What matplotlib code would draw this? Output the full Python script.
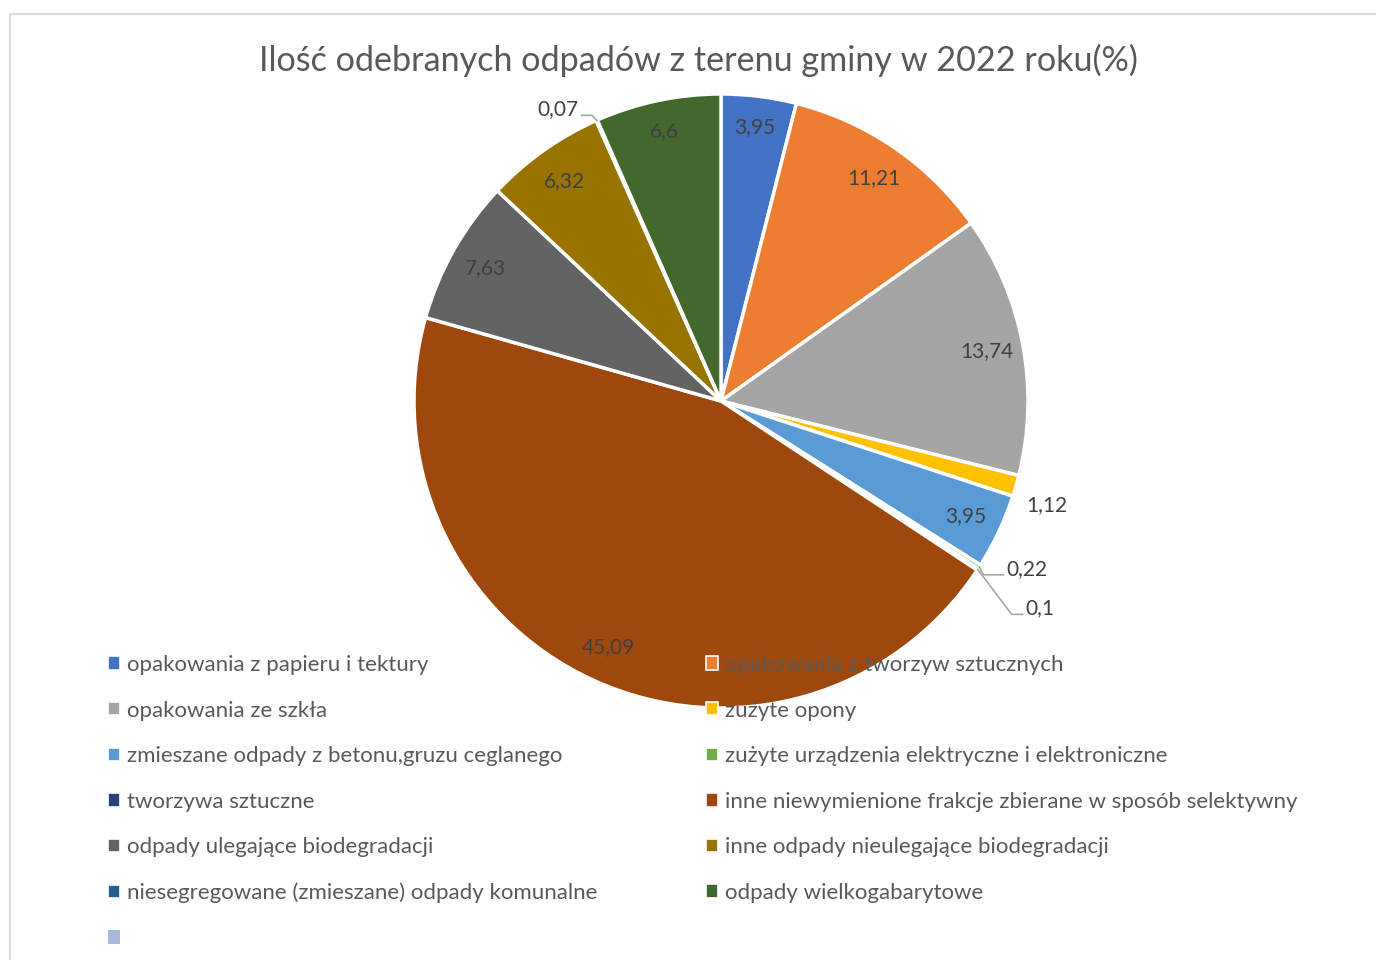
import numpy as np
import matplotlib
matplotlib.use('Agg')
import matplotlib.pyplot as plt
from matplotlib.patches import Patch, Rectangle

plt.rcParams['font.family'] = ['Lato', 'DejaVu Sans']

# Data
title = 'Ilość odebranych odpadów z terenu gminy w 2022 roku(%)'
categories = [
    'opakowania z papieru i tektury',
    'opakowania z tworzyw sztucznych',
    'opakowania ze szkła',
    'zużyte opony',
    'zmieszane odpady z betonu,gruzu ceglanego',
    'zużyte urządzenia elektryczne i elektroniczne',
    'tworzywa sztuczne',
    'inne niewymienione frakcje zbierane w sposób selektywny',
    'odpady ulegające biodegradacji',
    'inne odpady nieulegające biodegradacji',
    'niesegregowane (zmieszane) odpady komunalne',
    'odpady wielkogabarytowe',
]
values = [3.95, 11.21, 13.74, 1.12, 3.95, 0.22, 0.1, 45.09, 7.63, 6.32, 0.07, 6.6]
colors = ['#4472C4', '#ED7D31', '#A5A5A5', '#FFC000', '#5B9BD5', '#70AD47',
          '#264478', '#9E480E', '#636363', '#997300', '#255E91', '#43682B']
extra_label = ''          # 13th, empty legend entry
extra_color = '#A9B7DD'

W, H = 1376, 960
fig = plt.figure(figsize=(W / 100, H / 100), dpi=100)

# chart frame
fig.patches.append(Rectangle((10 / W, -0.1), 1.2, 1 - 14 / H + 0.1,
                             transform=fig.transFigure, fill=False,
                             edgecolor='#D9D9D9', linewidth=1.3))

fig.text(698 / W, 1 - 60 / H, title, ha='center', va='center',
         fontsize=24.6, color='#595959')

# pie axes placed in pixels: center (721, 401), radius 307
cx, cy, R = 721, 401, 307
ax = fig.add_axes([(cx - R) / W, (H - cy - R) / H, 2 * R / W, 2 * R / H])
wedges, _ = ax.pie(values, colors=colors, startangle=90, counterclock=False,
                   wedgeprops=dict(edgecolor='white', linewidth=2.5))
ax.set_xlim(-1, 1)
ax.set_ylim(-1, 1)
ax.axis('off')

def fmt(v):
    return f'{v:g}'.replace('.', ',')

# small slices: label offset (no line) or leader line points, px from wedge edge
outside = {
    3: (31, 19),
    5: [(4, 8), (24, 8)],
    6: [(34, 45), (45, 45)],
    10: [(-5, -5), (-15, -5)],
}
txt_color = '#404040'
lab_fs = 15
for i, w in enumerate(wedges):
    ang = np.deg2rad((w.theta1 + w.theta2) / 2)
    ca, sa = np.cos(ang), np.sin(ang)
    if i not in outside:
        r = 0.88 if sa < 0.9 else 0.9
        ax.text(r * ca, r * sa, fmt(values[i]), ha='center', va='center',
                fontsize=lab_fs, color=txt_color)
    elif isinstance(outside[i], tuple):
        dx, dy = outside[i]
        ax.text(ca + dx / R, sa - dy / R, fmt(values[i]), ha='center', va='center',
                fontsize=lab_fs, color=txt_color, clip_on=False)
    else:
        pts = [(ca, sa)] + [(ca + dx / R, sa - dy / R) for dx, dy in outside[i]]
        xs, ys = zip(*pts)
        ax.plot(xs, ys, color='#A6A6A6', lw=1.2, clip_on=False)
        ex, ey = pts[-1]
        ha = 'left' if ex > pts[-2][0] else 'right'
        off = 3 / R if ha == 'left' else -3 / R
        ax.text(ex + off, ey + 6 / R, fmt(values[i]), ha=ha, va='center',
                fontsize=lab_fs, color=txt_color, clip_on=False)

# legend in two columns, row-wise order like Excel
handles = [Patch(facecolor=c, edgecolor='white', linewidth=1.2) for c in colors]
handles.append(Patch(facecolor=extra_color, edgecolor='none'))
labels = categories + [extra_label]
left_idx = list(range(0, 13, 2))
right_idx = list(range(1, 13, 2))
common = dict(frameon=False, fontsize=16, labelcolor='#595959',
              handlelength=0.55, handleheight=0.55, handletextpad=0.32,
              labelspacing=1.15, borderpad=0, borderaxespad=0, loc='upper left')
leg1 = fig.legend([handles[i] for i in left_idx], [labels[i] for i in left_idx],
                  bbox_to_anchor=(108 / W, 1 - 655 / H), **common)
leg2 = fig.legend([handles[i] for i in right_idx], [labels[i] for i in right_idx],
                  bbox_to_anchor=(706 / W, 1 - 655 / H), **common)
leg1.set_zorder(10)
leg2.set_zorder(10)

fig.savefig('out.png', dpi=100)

==============================

__Exercise__
Extract the lines exactly, please: the first line of the listing, the line with "plt.rcParams['font.family'] = ['Lato', 'DejaVu", and every line between them, but no pictures.

__Finished answer__
What matplotlib code would draw this? Output the full Python script.
import numpy as np
import matplotlib
matplotlib.use('Agg')
import matplotlib.pyplot as plt
from matplotlib.patches import Patch, Rectangle

plt.rcParams['font.family'] = ['Lato', 'DejaVu Sans']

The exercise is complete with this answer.